Access to information at our finger tips powered by integrated chips

Access to information at our finger tips powered by integrated chips

We all love watching the latest House of Cards on our cellphones or tablets, navigating the streets of Barcelona while listening to music through our apps – preferably without any delays or hiccups. With all this new, mobile technology in our hands, our thirst for fast connections and lots of data has grown exponentially. But data technology is reaching its limits. What we need is nothing short of a revolutionary innovation that is able to deal with more data at the speed of light.

Some 50 years ago, optical fibers were the answer to our growing need for fast data. They span from country to country, crossing the oceans and forming the largest piece of man-made infrastructure that exists on our planet today. By using Wavelength Division Multiplexing (WDM), telecommunications companies worldwide were able to quickly expand the capacity of their networks through the use of different wavelengths of laser light that feed lots of separate signals over a single strand of optical fiber. Thanks to these inventions and immense technological innovations in our computers, mobile devices, and new applications, within a few decades our need for even faster data rates continue.

Unfortunately, the capacity of the current generation of optical devices hasn’t kept pace. Not only on-demand video streaming is to blame, but also the development of ‘The Internet of Things’ and advanced machine-to-machine communication will demand stable, secure, yet inexpensive solutions. This is where integrated photonic chips plays an important part; optical chips that can send and receive multiple light signals simultaneously, all within the same physical size as a chocolate bar.

EFFECT Photonics, a spin-off from the Technical University of Eindhoven (TU/e), saw a strong market need to bring its ‘Optical System-on-Chip’ technology to market in order to meet the soaring demand for bandwidth in cell towers and between data centers. EFFECT Photonics develops and delivers highly integrated optical components based on InP (Indium Phosphide), the material of choice for combining efficient laser light sources, waveguides, modulators, amplifiers, and photodiodes used in optical communication systems throughout the world. In 2013 they started building a demonstration model for this Dense Wavelength Division Multiplexing (DWDM) optical system based on integrated photonics, working closely with their customers such as data centers and telcos to define their requirements.

Each photonic chip can handle huge bandwidths of data in a far more condensed, energy efficient and cost-effective way than current optical devices.

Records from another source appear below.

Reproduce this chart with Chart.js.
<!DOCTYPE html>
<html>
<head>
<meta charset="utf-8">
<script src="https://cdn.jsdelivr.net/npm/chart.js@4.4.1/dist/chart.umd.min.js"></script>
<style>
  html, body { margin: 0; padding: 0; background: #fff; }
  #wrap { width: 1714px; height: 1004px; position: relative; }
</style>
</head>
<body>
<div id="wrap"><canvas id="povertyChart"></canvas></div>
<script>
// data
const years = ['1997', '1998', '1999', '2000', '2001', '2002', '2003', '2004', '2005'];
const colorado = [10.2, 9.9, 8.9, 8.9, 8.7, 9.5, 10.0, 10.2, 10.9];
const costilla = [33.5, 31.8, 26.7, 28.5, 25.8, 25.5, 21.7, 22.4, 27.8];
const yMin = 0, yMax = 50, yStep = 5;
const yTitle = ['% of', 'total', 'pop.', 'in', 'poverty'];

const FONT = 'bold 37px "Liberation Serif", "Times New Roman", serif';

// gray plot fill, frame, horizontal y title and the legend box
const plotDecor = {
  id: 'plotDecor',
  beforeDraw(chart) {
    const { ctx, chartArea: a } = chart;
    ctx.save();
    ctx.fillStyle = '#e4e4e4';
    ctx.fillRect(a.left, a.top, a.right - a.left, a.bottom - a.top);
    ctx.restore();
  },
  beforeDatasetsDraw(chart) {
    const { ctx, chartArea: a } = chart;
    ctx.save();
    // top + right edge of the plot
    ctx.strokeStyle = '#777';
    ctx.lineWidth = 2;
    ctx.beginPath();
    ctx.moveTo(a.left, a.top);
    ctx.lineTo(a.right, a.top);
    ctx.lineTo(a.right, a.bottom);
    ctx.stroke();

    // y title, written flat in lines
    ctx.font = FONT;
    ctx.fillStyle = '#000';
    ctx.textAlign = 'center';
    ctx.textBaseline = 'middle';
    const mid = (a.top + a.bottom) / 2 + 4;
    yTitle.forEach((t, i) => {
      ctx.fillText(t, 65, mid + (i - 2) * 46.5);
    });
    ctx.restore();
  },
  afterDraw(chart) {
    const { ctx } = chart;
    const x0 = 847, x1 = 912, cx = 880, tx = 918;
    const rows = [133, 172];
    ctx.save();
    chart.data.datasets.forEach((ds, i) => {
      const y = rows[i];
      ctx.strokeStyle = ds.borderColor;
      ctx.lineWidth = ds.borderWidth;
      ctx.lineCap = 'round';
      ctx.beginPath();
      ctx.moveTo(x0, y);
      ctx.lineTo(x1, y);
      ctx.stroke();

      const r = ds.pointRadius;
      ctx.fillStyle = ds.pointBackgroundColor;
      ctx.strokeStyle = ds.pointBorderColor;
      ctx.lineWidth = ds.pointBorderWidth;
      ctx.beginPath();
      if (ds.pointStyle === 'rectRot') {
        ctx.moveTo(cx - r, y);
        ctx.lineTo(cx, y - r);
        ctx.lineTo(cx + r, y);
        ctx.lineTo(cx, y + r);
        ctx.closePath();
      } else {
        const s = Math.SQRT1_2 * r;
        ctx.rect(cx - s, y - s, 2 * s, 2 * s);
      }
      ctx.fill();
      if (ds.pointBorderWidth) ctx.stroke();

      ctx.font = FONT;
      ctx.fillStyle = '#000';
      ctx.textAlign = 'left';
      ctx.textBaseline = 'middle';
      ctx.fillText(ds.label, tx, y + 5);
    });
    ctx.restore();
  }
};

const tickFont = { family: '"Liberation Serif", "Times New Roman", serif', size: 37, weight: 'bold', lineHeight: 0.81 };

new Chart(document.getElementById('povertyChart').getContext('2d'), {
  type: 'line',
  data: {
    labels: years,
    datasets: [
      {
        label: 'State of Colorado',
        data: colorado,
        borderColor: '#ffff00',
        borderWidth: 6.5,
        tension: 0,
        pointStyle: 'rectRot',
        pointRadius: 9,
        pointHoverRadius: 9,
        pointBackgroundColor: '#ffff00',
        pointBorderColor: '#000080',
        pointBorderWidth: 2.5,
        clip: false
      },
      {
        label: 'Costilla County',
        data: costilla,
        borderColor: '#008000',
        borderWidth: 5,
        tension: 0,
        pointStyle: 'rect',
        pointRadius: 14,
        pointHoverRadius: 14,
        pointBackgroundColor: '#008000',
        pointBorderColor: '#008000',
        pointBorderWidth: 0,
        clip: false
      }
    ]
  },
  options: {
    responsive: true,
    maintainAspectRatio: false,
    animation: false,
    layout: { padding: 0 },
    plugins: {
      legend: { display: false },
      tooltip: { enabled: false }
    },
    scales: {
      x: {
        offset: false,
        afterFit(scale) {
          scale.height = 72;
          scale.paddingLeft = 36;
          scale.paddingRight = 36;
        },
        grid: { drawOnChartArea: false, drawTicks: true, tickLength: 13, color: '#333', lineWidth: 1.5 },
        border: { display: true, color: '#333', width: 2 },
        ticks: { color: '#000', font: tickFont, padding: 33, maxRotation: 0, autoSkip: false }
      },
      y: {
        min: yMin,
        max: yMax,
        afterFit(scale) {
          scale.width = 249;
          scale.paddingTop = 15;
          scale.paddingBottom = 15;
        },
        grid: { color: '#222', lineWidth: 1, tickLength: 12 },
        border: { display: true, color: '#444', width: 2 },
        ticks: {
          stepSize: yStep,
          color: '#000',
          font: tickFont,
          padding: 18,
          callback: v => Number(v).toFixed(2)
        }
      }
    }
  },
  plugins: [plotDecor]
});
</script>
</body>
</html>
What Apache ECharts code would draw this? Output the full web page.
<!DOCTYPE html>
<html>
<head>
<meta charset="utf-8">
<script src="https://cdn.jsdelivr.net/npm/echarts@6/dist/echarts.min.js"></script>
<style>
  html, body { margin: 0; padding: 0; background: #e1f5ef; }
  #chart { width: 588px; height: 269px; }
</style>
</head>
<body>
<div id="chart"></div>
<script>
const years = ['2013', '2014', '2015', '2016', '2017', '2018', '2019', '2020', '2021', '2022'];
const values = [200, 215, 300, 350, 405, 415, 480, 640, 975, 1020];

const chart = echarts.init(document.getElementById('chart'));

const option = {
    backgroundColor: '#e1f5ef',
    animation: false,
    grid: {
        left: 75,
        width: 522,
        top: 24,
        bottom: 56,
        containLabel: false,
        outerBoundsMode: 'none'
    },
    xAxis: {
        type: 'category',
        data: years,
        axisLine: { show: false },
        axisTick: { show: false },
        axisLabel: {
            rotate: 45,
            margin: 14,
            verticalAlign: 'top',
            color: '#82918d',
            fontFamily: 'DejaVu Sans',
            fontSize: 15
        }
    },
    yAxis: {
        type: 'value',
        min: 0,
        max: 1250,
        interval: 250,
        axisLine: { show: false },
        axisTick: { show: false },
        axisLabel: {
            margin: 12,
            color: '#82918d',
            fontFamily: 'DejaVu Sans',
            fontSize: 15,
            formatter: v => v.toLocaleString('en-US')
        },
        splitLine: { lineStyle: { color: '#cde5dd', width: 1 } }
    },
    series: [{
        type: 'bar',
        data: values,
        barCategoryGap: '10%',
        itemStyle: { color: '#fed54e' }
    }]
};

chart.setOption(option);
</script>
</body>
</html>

EFFECT Photonics’ current design improves the port density by a factor of 5 while lowering operational costs by up to 40%. Due to the exponential growth in data in the forthcoming years by a factor of 10, experts foresee a huge rise in energy demand from data centers and telecommunication services. Our current energy use while surfing the Internet already makes up 5% of all energy consumption worldwide, by 2020 this will be 20%. EFFECT Photonics’ ‘Optical System-on-Chip’ technology might just be the tipping point for Obama’s Climate Change Plan to succeed.

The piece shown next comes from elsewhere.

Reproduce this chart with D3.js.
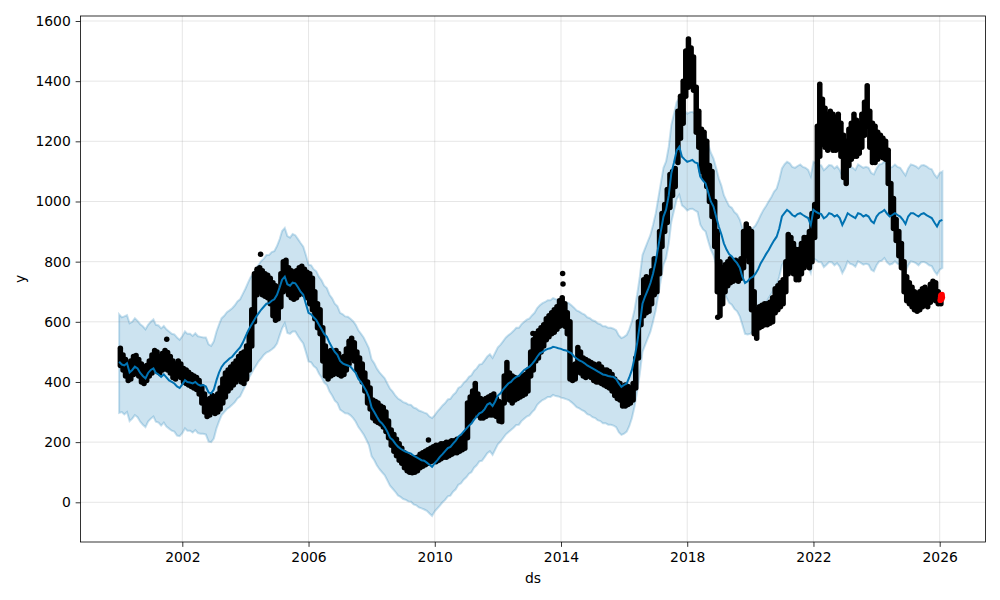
<!DOCTYPE html>
<html><head><meta charset="utf-8">
<script src="https://cdn.jsdelivr.net/npm/d3@7"></script>
<style>body{margin:0;background:#fff}svg{display:block}text{font-family:"DejaVu Sans",sans-serif}</style>
</head><body><svg id="chart" width="1000" height="600"></svg>
<script>
// Monthly observations, Jan 2000 .. Jan 2026 (low / high of the daily points in each month)
const obsLo = [
455,440,420,405,410,425,430,420,400,395,405,420,
430,445,440,430,440,445,440,430,415,410,420,415,
400,395,390,385,380,375,360,330,300,285,290,300,
295,300,310,330,350,370,380,390,400,410,400,395,
410,440,520,600,690,700,690,685,680,660,620,605,
610,650,700,710,690,680,675,680,690,700,690,680,
660,640,610,580,560,470,420,410,420,425,430,425,
420,425,440,460,480,470,440,420,400,370,330,310,
280,270,265,260,250,235,215,190,170,155,140,130,
115,105,100,98,100,105,115,120,125,130,135,140,
135,140,145,150,150,155,160,165,165,170,175,180,
215,270,285,300,290,280,280,285,290,290,290,285,
270,268,330,390,340,330,340,345,350,355,360,370,
420,440,470,480,500,520,540,550,560,565,575,585,
590,585,560,410,405,410,440,430,420,415,420,415,
405,400,400,395,390,385,380,370,355,345,340,320,
320,325,330,340,380,480,590,620,630,635,660,690,
700,760,850,900,930,980,1020,1050,1130,1210,1260,1350,
1380,1390,1370,1230,1180,1100,1080,1050,1000,950,850,700,
620,660,700,720,730,735,740,735,745,780,820,800,
640,560,545,580,585,590,590,595,600,630,640,650,
660,700,760,780,760,740,740,760,780,790,780,800,
880,950,1150,1190,1180,1170,1180,1170,1170,1175,1150,1080,
1060,1120,1140,1150,1150,1160,1180,1220,1250,1180,1130,1130,
1140,1150,1145,1140,1060,960,910,870,820,780,700,670,
660,650,640,635,640,650,660,650,665,675,670,660,
660];
const obsHi = [
512,490,475,460,470,485,488,475,460,450,455,470,
490,505,500,485,495,505,498,485,470,460,470,460,
445,440,432,425,420,415,405,385,360,340,345,355,
350,360,380,410,430,440,450,460,470,485,495,500,
520,560,640,760,775,780,770,760,755,745,730,720,
700,760,800,805,780,770,765,770,780,785,775,765,
760,745,700,660,640,580,520,500,505,500,505,495,
480,485,510,535,545,530,500,480,460,430,400,380,
340,335,330,320,315,300,270,240,225,210,195,180,
165,155,150,145,148,150,160,165,170,175,180,185,
190,190,195,195,200,200,205,205,210,210,215,225,
330,350,370,390,360,345,340,345,350,355,360,345,
335,330,420,465,430,420,415,410,415,420,425,440,
500,540,560,570,580,590,610,620,630,640,650,670,
680,660,630,600,455,460,515,500,480,475,470,465,
460,455,460,450,440,440,435,425,410,400,395,380,
390,385,380,395,480,600,680,740,750,745,770,810,
800,900,960,990,1040,1090,1100,1110,1300,1350,1400,1500,
1540,1510,1480,1380,1300,1240,1230,1200,1120,1100,1000,900,
800,780,790,800,810,800,805,800,810,900,925,910,
900,700,640,650,655,660,660,665,680,710,720,730,
740,800,890,880,860,840,840,860,880,880,900,960,
990,1250,1390,1340,1310,1290,1300,1290,1280,1290,1260,1220,
1200,1240,1260,1290,1270,1260,1290,1330,1385,1300,1260,1250,
1230,1220,1210,1200,1170,1060,1010,940,900,860,800,750,
730,715,700,690,700,710,715,705,725,735,730,700,
690];
// Isolated observed points
const extraDates = ["2001-07-05","2004-06-25","2009-10-20","2011-04-15","2013-02-10","2014-01-20","2014-01-24","2018-12-20"];
const extraValues = [542,825,207,395,561,761,726,615];
// Held-out points (red)
const redDates = ["2026-01-08","2026-01-12","2026-01-15","2026-01-20","2026-01-23","2026-01-27","2026-01-30"];
const redValues = [672,680,688,684,676,690,682];
// Forecast, monthly Jan 2000 .. Feb 2026
const yhat = [
467,458,455,462,432,440,451,445,430,420,412,430,
440,445,430,425,417,425,415,405,400,395,385,380,
392,406,400,398,395,400,392,388,390,385,365,362,
375,406,430,450,462,470,478,484,495,505,515,530,
550,570,585,600,615,628,640,650,660,662,670,675,
690,715,740,750,725,720,730,728,715,700,690,660,
630,625,615,606,590,575,560,550,530,515,500,490,
470,462,458,455,451,440,430,410,400,385,370,350,
315,300,285,270,262,250,235,215,207,195,185,178,
173,168,165,162,155,150,145,140,138,132,125,118,
130,140,151,160,170,180,184,195,205,218,225,235,
245,255,262,275,285,296,300,310,325,330,320,335,
355,362,375,385,395,400,410,417,420,430,440,445,
451,460,470,484,495,500,506,510,512,517,515,512,
510,506,505,500,495,485,478,472,468,462,455,450,
445,440,435,430,425,423,420,418,417,410,395,384,
390,395,415,440,480,530,590,660,685,705,729,760,
800,851,900,950,973,1020,1094,1130,1170,1182,1149,1140,
1132,1135,1138,1130,1127,1083,1070,1060,1030,1000,983,950,
917,890,861,840,825,817,805,795,780,750,729,735,
745,750,760,775,795,810,825,839,855,870,883,910,
950,962,972,965,955,950,958,961,955,950,945,922,
972,965,961,958,944,950,961,958,950,955,945,922,
940,961,955,950,945,961,958,950,955,950,935,928,
950,961,965,972,960,950,955,961,955,950,939,925,
950,961,961,955,950,958,961,955,950,945,930,917,
935,939];
const yUpper = [
625,615,618,622,595,600,612,603,592,585,575,590,
600,608,590,588,578,586,575,568,560,558,548,540,
552,568,560,560,553,562,552,550,548,548,525,520,
535,568,590,612,620,632,638,645,655,668,675,692,
710,730,748,760,778,788,802,810,822,822,832,835,
852,875,902,912,885,880,892,888,875,862,850,822,
790,788,775,768,750,738,720,712,690,678,660,652,
630,625,618,617,610,602,590,572,560,548,530,512,
475,462,445,432,422,412,395,378,368,355,345,340,
333,330,325,324,315,312,305,302,298,295,285,280,
290,302,311,322,330,342,344,357,365,380,385,397,
405,417,422,437,445,458,460,472,485,492,480,497,
515,524,535,547,555,562,570,580,580,592,600,607,
611,622,630,646,655,662,666,672,672,679,675,674,
670,668,665,662,655,647,638,634,628,624,615,612,
605,602,595,592,585,585,580,580,577,572,555,546,
550,557,575,602,640,692,750,822,845,867,889,922,
960,1013,1060,1112,1133,1182,1254,1292,1330,1344,1309,1302,
1292,1297,1298,1292,1287,1245,1230,1222,1190,1162,1143,1112,
1077,1052,1021,1002,985,979,965,957,940,912,889,897,
905,912,920,937,955,972,985,1001,1015,1032,1043,1072,
1110,1124,1132,1127,1115,1112,1118,1123,1115,1112,1105,1084,
1132,1127,1121,1120,1104,1112,1121,1120,1110,1117,1105,1084,
1100,1123,1115,1112,1105,1123,1118,1112,1115,1112,1095,1090,
1110,1123,1125,1134,1120,1112,1115,1123,1115,1112,1099,1087,
1110,1123,1121,1117,1110,1120,1121,1117,1110,1107,1090,1079,
1095,1100];
const yLower = [
297,300,292,300,270,278,290,283,268,258,250,268,
278,285,268,265,255,265,252,245,238,235,222,220,
230,246,238,238,232,240,230,228,228,225,202,200,
212,246,268,290,300,310,316,324,333,345,352,370,
388,410,423,440,453,468,478,490,498,502,508,515,
528,555,578,595,563,560,568,568,553,540,528,500,
468,465,453,446,428,415,398,390,368,355,338,330,
308,302,296,295,289,280,268,250,238,225,208,190,
153,140,123,110,100,90,73,55,45,35,23,18,
11,8,3,2,-7,-10,-17,-20,-24,-28,-37,-45,
-30,-20,-11,0,8,20,22,35,43,58,63,75,
83,95,100,115,123,136,138,150,163,170,158,175,
193,202,213,225,233,240,248,257,258,270,278,285,
289,300,308,324,333,340,344,350,350,357,353,352,
348,346,343,340,333,325,316,312,306,302,293,290,
283,280,273,270,263,263,258,258,255,250,233,224,
228,235,253,280,318,370,428,500,523,545,567,600,
638,691,738,790,811,860,932,970,1008,1022,987,980,
970,975,976,970,965,923,908,900,868,840,821,790,
755,730,699,680,663,657,643,635,618,590,560,558,
560,570,598,615,633,650,663,679,693,710,721,750,
788,802,810,805,793,790,796,801,793,790,783,762,
810,805,799,798,782,790,799,798,788,795,783,762,
778,801,793,790,783,801,796,790,793,790,773,768,
788,801,803,812,798,790,793,801,793,790,777,765,
788,801,799,795,788,798,799,795,788,785,768,757,
773,779];
const xTickYears = [2002,2006,2010,2014,2018,2022,2026];
const yTickValues = [0,200,400,600,800,1000,1200,1400,1600];

const svg = d3.select("#chart");
const L = 80.5, R = 985.5, T = 16, B = 542;
const x = d3.scaleUtc().domain([new Date(Date.UTC(2002,0,1)), new Date(Date.UTC(2026,0,1))]).range([182.3, 939.7]);
const y = d3.scaleLinear().domain([0,1600]).range([502.3, 21]);
const fdates = yhat.map((_, i) => new Date(Date.UTC(2000, i, 1)));
const odates = obsLo.map((_, i) => new Date(Date.UTC(2000, i, 15)));
const pd = s => new Date(s + "T00:00:00Z");

svg.append("rect").attr("width",1000).attr("height",600).attr("fill","#fff");
svg.append("defs").append("clipPath").attr("id","clip").append("rect")
  .attr("x",L).attr("y",T).attr("width",R-L).attr("height",B-T);
const g = svg.append("g").attr("clip-path","url(#clip)");

// uncertainty band
const band = fdates.map((d,i)=>({d, lo:yLower[i], hi:yUpper[i]}));
g.append("path").datum(band)
  .attr("d", d3.area().x(p=>x(p.d)).y0(p=>y(p.lo)).y1(p=>y(p.hi)))
  .attr("fill","rgba(0,114,178,0.2)").attr("stroke","rgba(0,114,178,0.22)").attr("stroke-width",2);

// grid
g.selectAll(".gx").data(xTickYears).enter().append("line")
  .attr("x1",d=>x(new Date(Date.UTC(d,0,1)))).attr("x2",d=>x(new Date(Date.UTC(d,0,1))))
  .attr("y1",T).attr("y2",B).attr("stroke","rgba(128,128,128,0.2)").attr("stroke-width",1);
g.selectAll(".gy").data(yTickValues).enter().append("line")
  .attr("x1",L).attr("x2",R).attr("y1",d=>y(d)).attr("y2",d=>y(d))
  .attr("stroke","rgba(128,128,128,0.2)").attr("stroke-width",1);

// observed points (monthly spread)
g.selectAll(".obs").data(odates).enter().append("line")
  .attr("x1",d=>x(d)).attr("x2",d=>x(d))
  .attr("y1",(d,i)=>y(obsLo[i])).attr("y2",(d,i)=>y(obsHi[i]))
  .attr("stroke","#000").attr("stroke-width",5.5).attr("stroke-linecap","round");
g.selectAll(".ext").data(extraDates).enter().append("circle")
  .attr("cx",d=>x(pd(d))).attr("cy",(d,i)=>y(extraValues[i])).attr("r",2.75).attr("fill","#000");

// forecast line
g.append("path").datum(fdates.map((d,i)=>({d, v:yhat[i]})))
  .attr("d", d3.line().x(p=>x(p.d)).y(p=>y(p.v)))
  .attr("fill","none").attr("stroke","#0072B2").attr("stroke-width",2);

// red points
g.selectAll(".red").data(redDates).enter().append("circle")
  .attr("cx",d=>x(pd(d))).attr("cy",(d,i)=>y(redValues[i])).attr("r",2.9).attr("fill","#ff0000");

// axes
const fs = "13.9px";
const xa = svg.append("g").attr("transform",`translate(0,${B})`)
  .call(d3.axisBottom(x).tickValues(xTickYears.map(v=>new Date(Date.UTC(v,0,1))))
    .tickFormat(d3.utcFormat("%Y")).tickSize(4.86).tickPadding(4.86).tickSizeOuter(0));
const ya = svg.append("g").attr("transform",`translate(${L},0)`)
  .call(d3.axisLeft(y).tickValues(yTickValues).tickFormat(d3.format("d")).tickSize(4.86).tickPadding(4.86).tickSizeOuter(0));
[xa,ya].forEach(a=>{
  a.select(".domain").remove();
  a.selectAll(".tick line").attr("stroke","#000").attr("stroke-width",0.8);
  a.selectAll("text").attr("font-family","DejaVu Sans").attr("font-size",fs).attr("fill","#000");
});
svg.append("rect").attr("x",L).attr("y",T).attr("width",R-L).attr("height",B-T)
  .attr("fill","none").attr("stroke","#000").attr("stroke-width",0.8);

svg.append("text").attr("x",(L+R)/2).attr("y",582.5).attr("text-anchor","middle")
  .attr("font-size",fs).attr("fill","#000").text("ds");
svg.append("text").attr("transform",`translate(24.5,${(T+B)/2}) rotate(-90)`).attr("text-anchor","middle")
  .attr("font-size",fs).attr("fill","#000").text("y");
</script></body></html>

EFFECT Photonics is scaling up and opened a second facility in the United Kingdom, Torbay in 2015. Scaling up to manufacture in volume can be a complex challenge, however, EFFECT Photonics has set out to design for low cost manufacturing from the very beginning. Working together with several photonic innovators at their doorstep, like the TU/e and SMART Photonics, EFFECT Photonics is taking micro-photonics to a serious macro-economic business.